Fishing in the Everglades
is a favorite pastime here too. You can saltwater-fish in Florida Bay, Ten Thousand Islands, Whitewater Bay, and in the park's coastal zone. Popular saltwater gamefish like snook, tarpon, redfish, sea trout, and bonefish can be caught within the park borders. Freshwater fish such as largemouth bass, alligator gar and bluegill are caught in the northern areas of the Everglades. Fishing with a charter boat captain is suggested for those without local knowledge or a lot of time. Those bringing their own boats will find ramps available throughout the Everglades National Park.

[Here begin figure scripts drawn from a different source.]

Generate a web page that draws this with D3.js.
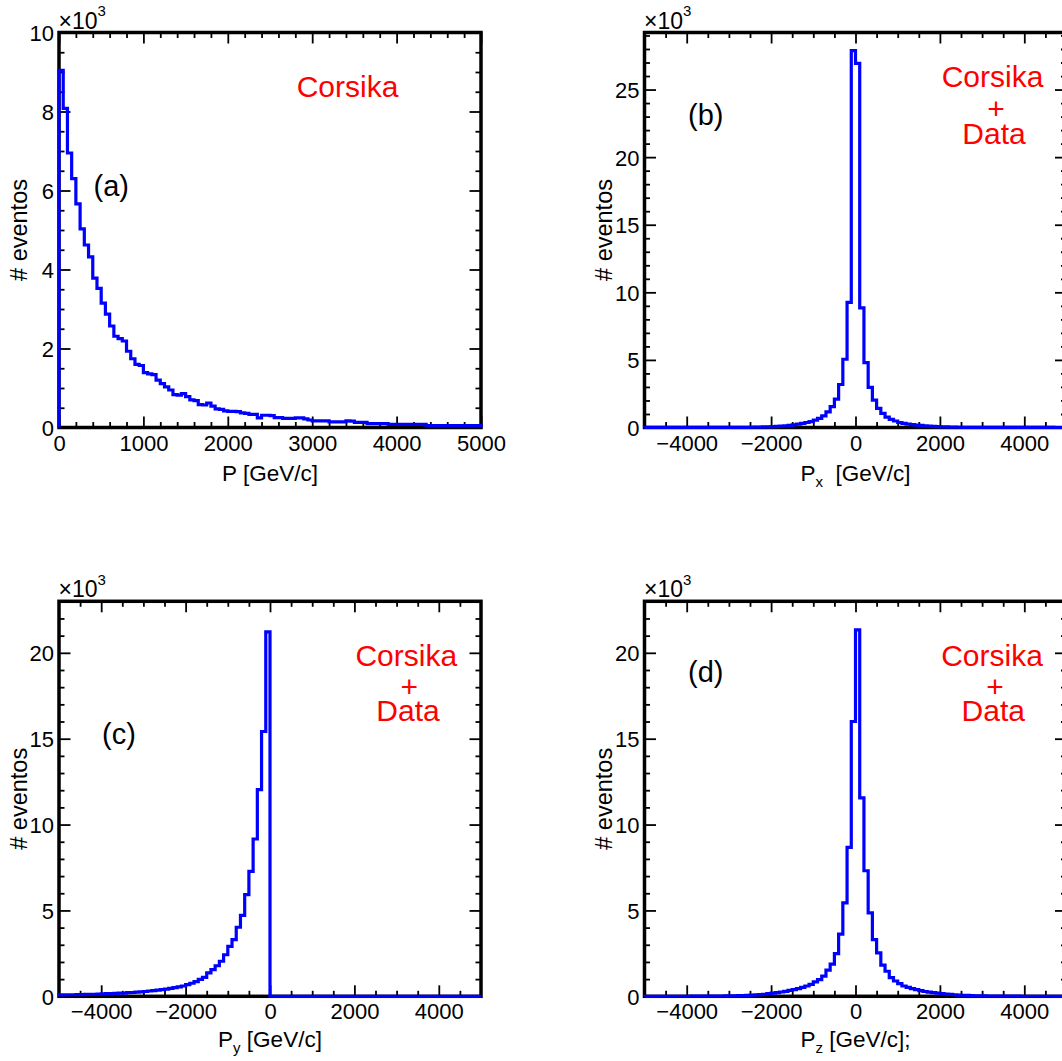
<!DOCTYPE html>
<html>
<head>
<meta charset="utf-8">
<script src="https://cdn.jsdelivr.net/npm/d3@7"></script>
<style>
  html, body { margin: 0; padding: 0; background: #fff; overflow: hidden; }
</style>
</head>
<body>
<svg id="canvas" width="1062" height="1061"></svg>
<script>
// ---- Histogram contents (in units of 10^3 events) ----

// |P|: 100 bins of 50 GeV/c from 0 to 5000
const binsP = [
  9.04, 8.08, 6.95, 6.30, 5.66, 5.03, 4.62, 4.32, 3.78, 3.52,
  3.15, 2.87, 2.57, 2.31, 2.25, 2.19, 1.93, 1.74, 1.60, 1.57,
  1.39, 1.36, 1.34, 1.20, 1.11, 1.03, 0.95, 0.83, 0.82, 0.86,
  0.78, 0.70, 0.68, 0.58, 0.57, 0.62, 0.54, 0.47, 0.46, 0.42,
  0.41, 0.41, 0.40, 0.37, 0.36, 0.33, 0.33, 0.245, 0.31, 0.31,
  0.30, 0.25, 0.25, 0.23, 0.23, 0.23, 0.245, 0.245, 0.22, 0.19,
  0.17, 0.17, 0.17, 0.17, 0.14, 0.14, 0.14, 0.14, 0.17, 0.16,
  0.13, 0.13, 0.13, 0.10, 0.10, 0.10, 0.10, 0.10, 0.08, 0.08,
  0.08, 0.08, 0.08, 0.08, 0.08, 0.08, 0.08, 0.05, 0.05, 0.05,
  0.05, 0.05, 0.05, 0.05, 0.05, 0.05, 0.05, 0.05, 0.05, 0.05
];

// Px: 100 bins of 100 GeV/c from -5000 to 5000
const binsPx = [
  0.002, 0.002, 0.002, 0.002, 0.003, 0.003, 0.003, 0.003, 0.003, 0.004,
  0.004, 0.004, 0.004, 0.005, 0.005, 0.005, 0.006, 0.006, 0.007, 0.007,
  0.008, 0.009, 0.011, 0.013, 0.016, 0.02, 0.025, 0.03, 0.04, 0.05,
  0.065, 0.08, 0.10, 0.13, 0.16, 0.20, 0.25, 0.31, 0.37, 0.44,
  0.55, 0.68, 0.86, 1.16, 1.55, 2.10, 3.18, 5.05, 9.25, 27.88,
  26.93, 8.85, 4.80, 2.97, 2.03, 1.42, 1.05, 0.77, 0.60, 0.48,
  0.37, 0.30, 0.25, 0.21, 0.18, 0.15, 0.12, 0.10, 0.08, 0.065,
  0.05, 0.04, 0.032, 0.025, 0.02, 0.016, 0.013, 0.01, 0.008, 0.006,
  0.005, 0.005, 0.004, 0.004, 0.004, 0.003, 0.003, 0.003, 0.003, 0.002,
  0.002, 0.002, 0.002, 0.002, 0.002, 0.002, 0.002, 0.001, 0.001, 0.001
];

// Py: 100 bins of 100 GeV/c from -5000 to 5000
const binsPy = [
  0.08, 0.08, 0.09, 0.09, 0.10, 0.10, 0.11, 0.11, 0.12, 0.13,
  0.14, 0.15, 0.16, 0.17, 0.18, 0.19, 0.21, 0.22, 0.24, 0.26,
  0.28, 0.31, 0.33, 0.36, 0.39, 0.42, 0.46, 0.50, 0.55, 0.60,
  0.68, 0.76, 0.86, 0.98, 1.10, 1.36, 1.55, 1.78, 2.04, 2.42,
  2.91, 3.30, 4.02, 4.71, 5.92, 7.27, 9.16, 12.03, 15.42, 21.22,
  0, 0, 0, 0, 0, 0, 0, 0, 0, 0,
  0, 0, 0, 0, 0, 0, 0, 0, 0, 0,
  0, 0, 0, 0, 0, 0, 0, 0, 0, 0,
  0, 0, 0, 0, 0, 0, 0, 0, 0, 0,
  0, 0, 0, 0, 0, 0, 0, 0, 0, 0
];

// Pz: 100 bins of 100 GeV/c from -5000 to 5000
const binsPz = [
  0.001, 0.001, 0.001, 0.002, 0.002, 0.002, 0.002, 0.003, 0.003, 0.003,
  0.004, 0.005, 0.006, 0.007, 0.008, 0.01, 0.012, 0.014, 0.017, 0.02,
  0.025, 0.03, 0.037, 0.045, 0.055, 0.07, 0.08, 0.10, 0.12, 0.15,
  0.18, 0.21, 0.25, 0.29, 0.34, 0.39, 0.45, 0.52, 0.60, 0.70,
  0.84, 0.97, 1.17, 1.52, 1.87, 2.49, 3.62, 5.44, 8.67, 16.0,
  21.34, 11.55, 7.31, 4.86, 3.30, 2.53, 1.81, 1.46, 1.09, 0.89,
  0.74, 0.60, 0.52, 0.45, 0.39, 0.33, 0.28, 0.24, 0.21, 0.18,
  0.16, 0.13, 0.11, 0.09, 0.07, 0.06, 0.05, 0.04, 0.033, 0.027,
  0.022, 0.018, 0.015, 0.012, 0.01, 0.008, 0.007, 0.006, 0.005, 0.004,
  0.003, 0.003, 0.003, 0.002, 0.002, 0.002, 0.002, 0.001, 0.001, 0.001
];

// ---- Axis ranges and tick labels ----
const xRangeP = [0, 5000];
const xRangeComp = [-5000, 5000];
const xTicksP = [0, 1000, 2000, 3000, 4000, 5000];
const xTicksComp = [-4000, -2000, 0, 2000, 4000];
const yMaxP = 10, yMaxPx = 29.22, yMaxPy = 23.0, yMaxPz = 23.0;
const yTicksP = [0, 2, 4, 6, 8, 10];
const yTicksPx = [0, 5, 10, 15, 20, 25];
const yTicksPyz = [0, 5, 10, 15, 20];

// ---- Text ----
const yTitle = "# eventos";
const expLabel = ["\u00d710", "3"];
const panelTags = ["(a)", "(b)", "(c)", "(d)"];
const xTitles = [
  { main: "P", sub: "", rest: " [GeV/c]" },
  { main: "P", sub: "x", rest: "\u00a0 [GeV/c]" },
  { main: "P", sub: "y", rest: " [GeV/c]" },
  { main: "P", sub: "z", rest: " [GeV/c];" }
];
const sourceSingle = ["Corsika"];
const sourceCombined = ["Corsika", "+", "Data"];

// ---- Drawing ----
const FONT = "'Liberation Sans', Arial, Helvetica, sans-serif";
const BLUE = "#0000ff", RED = "#ff0000";
const FW = 422, FH = 395;            // frame size in px

// frame origins on the canvas, and label anchors in frame-local px
const panels = [
  { origin: [59, 32.5],     bins: binsP,  dom: xRangeP,    yMax: yMaxP,  xt: xTicksP,    xm: 200, yt: yTicksP,   ym: 0.5,
    tag: [52.3, 163], src: sourceSingle, srcAt: [[288.5, 64.5]], titleDy: 53 },
  { origin: [644.5, 32.5],  bins: binsPx, dom: xRangeComp, yMax: yMaxPx, xt: xTicksComp, xm: 500, yt: yTicksPx,  ym: 1,
    tag: [61.3, 92.1], src: sourceCombined, srcAt: [[348, 54.8], [351.5, 86.3], [349.5, 111.8]], titleDy: 53 },
  { origin: [59, 601.3],    bins: binsPy, dom: xRangeComp, yMax: yMaxPy, xt: xTicksComp, xm: 500, yt: yTicksPyz, ym: 1,
    tag: [60, 142.6], src: sourceCombined, srcAt: [[347.3, 64.7], [350.3, 96], [349, 119.7]], titleDy: 50.7 },
  { origin: [644.5, 601.3], bins: binsPz, dom: xRangeComp, yMax: yMaxPz, xt: xTicksComp, xm: 500, yt: yTicksPyz, ym: 1,
    tag: [61.2, 80.9], src: sourceCombined, srcAt: [[347.5, 64.7], [350.5, 96], [348.8, 119.7]], titleDy: 50.7 }
];

const svg = d3.select("#canvas");
const fmt = d3.format("d");

panels.forEach((p, idx) => {
  const g = svg.append("g")
    .attr("transform", `translate(${p.origin[0]},${p.origin[1]})`);

  const x = d3.scaleLinear().domain(p.dom).range([0, FW]);
  const y = d3.scaleLinear().domain([0, p.yMax]).range([FH, 0]);

  const xMinor = d3.range(p.dom[0], p.dom[1] + 1e-9, p.xm).filter(v => !p.xt.includes(v) && v !== p.dom[0] && v !== p.dom[1]);
  const yMinor = d3.range(0, p.yMax + 1e-9, p.ym).filter(v => !p.yt.some(t => Math.abs(t - v) < 1e-9));

  const styleAxis = sel => {
    sel.select(".domain").remove();
    sel.selectAll(".tick line").attr("stroke", "#000").attr("stroke-width", 1.8);
    sel.selectAll(".tick text")
      .attr("fill", "#000")
      .style("font-family", FONT)
      .style("font-size", "22px");
    sel.attr("font-family", null).attr("font-size", null);
  };

  // major + minor ticks on all four sides, pointing inwards
  g.append("g").attr("transform", `translate(0,${FH})`)
    .call(d3.axisBottom(x).tickValues(p.xt).tickSize(-11).tickPadding(7.5).tickFormat(fmt))
    .call(styleAxis);
  g.append("g").attr("transform", `translate(0,${FH})`)
    .call(d3.axisBottom(x).tickValues(xMinor).tickSize(-5.5).tickFormat(""))
    .call(styleAxis);
  g.append("g")
    .call(d3.axisTop(x).tickValues(p.xt).tickSize(-11).tickFormat(""))
    .call(styleAxis);
  g.append("g")
    .call(d3.axisTop(x).tickValues(xMinor).tickSize(-5.5).tickFormat(""))
    .call(styleAxis);

  g.append("g")
    .call(d3.axisLeft(y).tickValues(p.yt).tickSize(-11.5).tickPadding(5).tickFormat(fmt))
    .call(styleAxis)
    .call(s => s.selectAll(".tick text").attr("dy", "0.36em"));
  g.append("g")
    .call(d3.axisLeft(y).tickValues(yMinor).tickSize(-5.5).tickFormat(""))
    .call(styleAxis);
  g.append("g").attr("transform", `translate(${FW},0)`)
    .call(d3.axisRight(y).tickValues(p.yt).tickSize(-11.5).tickFormat(""))
    .call(styleAxis);
  g.append("g").attr("transform", `translate(${FW},0)`)
    .call(d3.axisRight(y).tickValues(yMinor).tickSize(-5.5).tickFormat(""))
    .call(styleAxis);

  // frame
  g.append("rect")
    .attr("x", 0).attr("y", 0).attr("width", FW).attr("height", FH)
    .attr("fill", "none").attr("stroke", "#000").attr("stroke-width", 3.5);

  // histogram outline
  const w = (p.dom[1] - p.dom[0]) / p.bins.length;
  const pts = [[p.dom[0], 0]]
    .concat(p.bins.map((v, i) => [p.dom[0] + i * w, v]))
    .concat([[p.dom[1], 0]]);
  const line = d3.line()
    .x(d => x(d[0]))
    .y(d => y(d[1]))
    .curve(d3.curveStepAfter);
  g.append("path")
    .attr("d", line(pts))
    .attr("fill", "none")
    .attr("stroke", BLUE)
    .attr("stroke-width", 3.2)
    .attr("stroke-linejoin", "miter");

  // x10^3 exponent
  const ex = g.append("text")
    .attr("x", -0.5).attr("y", -4)
    .style("font-family", FONT).style("font-size", "23px").attr("fill", "#000");
  ex.append("tspan").text(expLabel[0]);
  ex.append("tspan").attr("dy", -12.5).style("font-size", "15px").text(expLabel[1]);

  // y title
  g.append("text")
    .attr("transform", `translate(${-32.5},${FH / 2}) rotate(-90)`)
    .attr("text-anchor", "middle")
    .style("font-family", FONT).style("font-size", "23.5px").attr("fill", "#000")
    .text(yTitle);

  // x title
  const xt = xTitles[idx];
  const tt = g.append("text")
    .attr("x", FW / 2).attr("y", FH + p.titleDy)
    .attr("text-anchor", "middle")
    .style("font-family", FONT).style("font-size", "22.5px").attr("fill", "#000");
  tt.append("tspan").text(xt.main);
  if (xt.sub) {
    tt.append("tspan").attr("dy", 6).style("font-size", "15px").text(xt.sub);
    tt.append("tspan").attr("dy", -6).text(xt.rest);
  } else {
    tt.append("tspan").text(xt.rest);
  }

  // panel tag
  g.append("text")
    .attr("x", p.tag[0]).attr("y", p.tag[1])
    .attr("text-anchor", "middle")
    .style("font-family", FONT).style("font-size", "29px").attr("fill", "#000")
    .text(panelTags[idx]);

  // sample label
  p.src.forEach((s, k) => {
    g.append("text")
      .attr("x", p.srcAt[k][0]).attr("y", p.srcAt[k][1])
      .attr("text-anchor", "middle")
      .style("font-family", FONT).style("font-size", "30px").attr("fill", RED)
      .text(s);
  });
});
</script>
</body>
</html>
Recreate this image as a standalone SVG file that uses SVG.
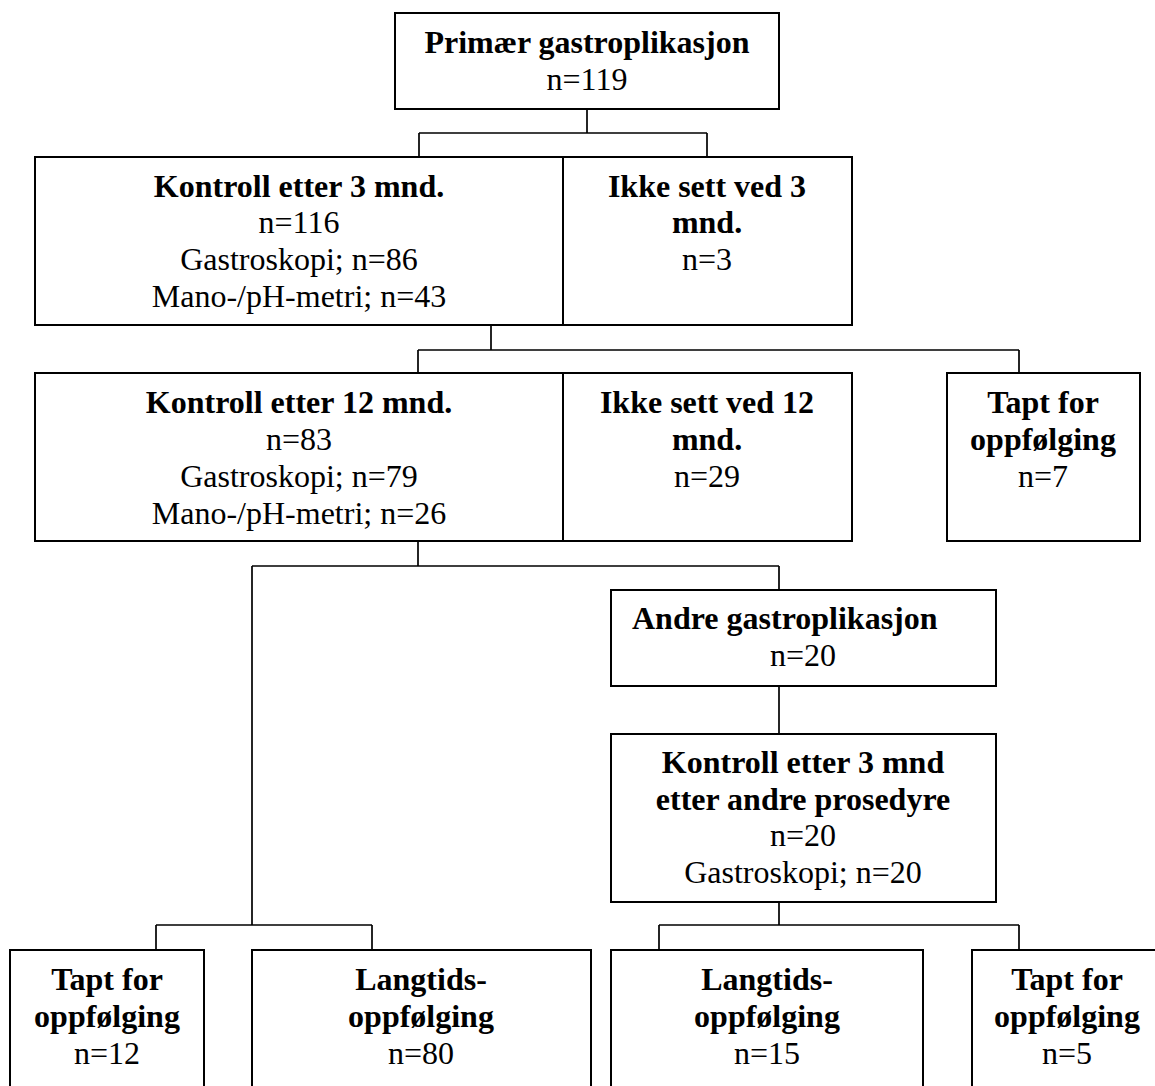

Fishing from the shore is limited within the park but there are many shallow-water flats, channels, and mangrove keys. Some areas within the Everglades National Park require both saltwater and freshwater fishing licenses, so be sure to check what you'll need at the Everglades NPS website
The Future of the Everglades
In 1948 the Central & Southern Florida Project legislation was passed to provide a water supply, water management and other benefits, but it was found to have unintended adverse effects and is now being modified under the Comprehensive Everglades Restoration Plan
or CERP. Through the guidance of CERP a framework has been provided to protect and preserve the water resources of central and southern Florida which include the Everglades. This plan covers sixteen counties, over 18,000 square miles, and centers on an update of the Central & Southern Florida (C&SF) Project, also known as the Restudy; these projects will take more than 30 years and an estimated $9.5 billion to complete.
Alligator VS Python
In 2005 a famous incident was photographed in the Everglades. It seems a thirteen-foot Burmese python tried to swallow a six foot alligator, the alligator fought back and ended up bursting through the python's skin, they both died in the struggle. Widespread video and news coverage of the event brought attention to the problem of the spread of pythons, which are an invasive species in the Everglades.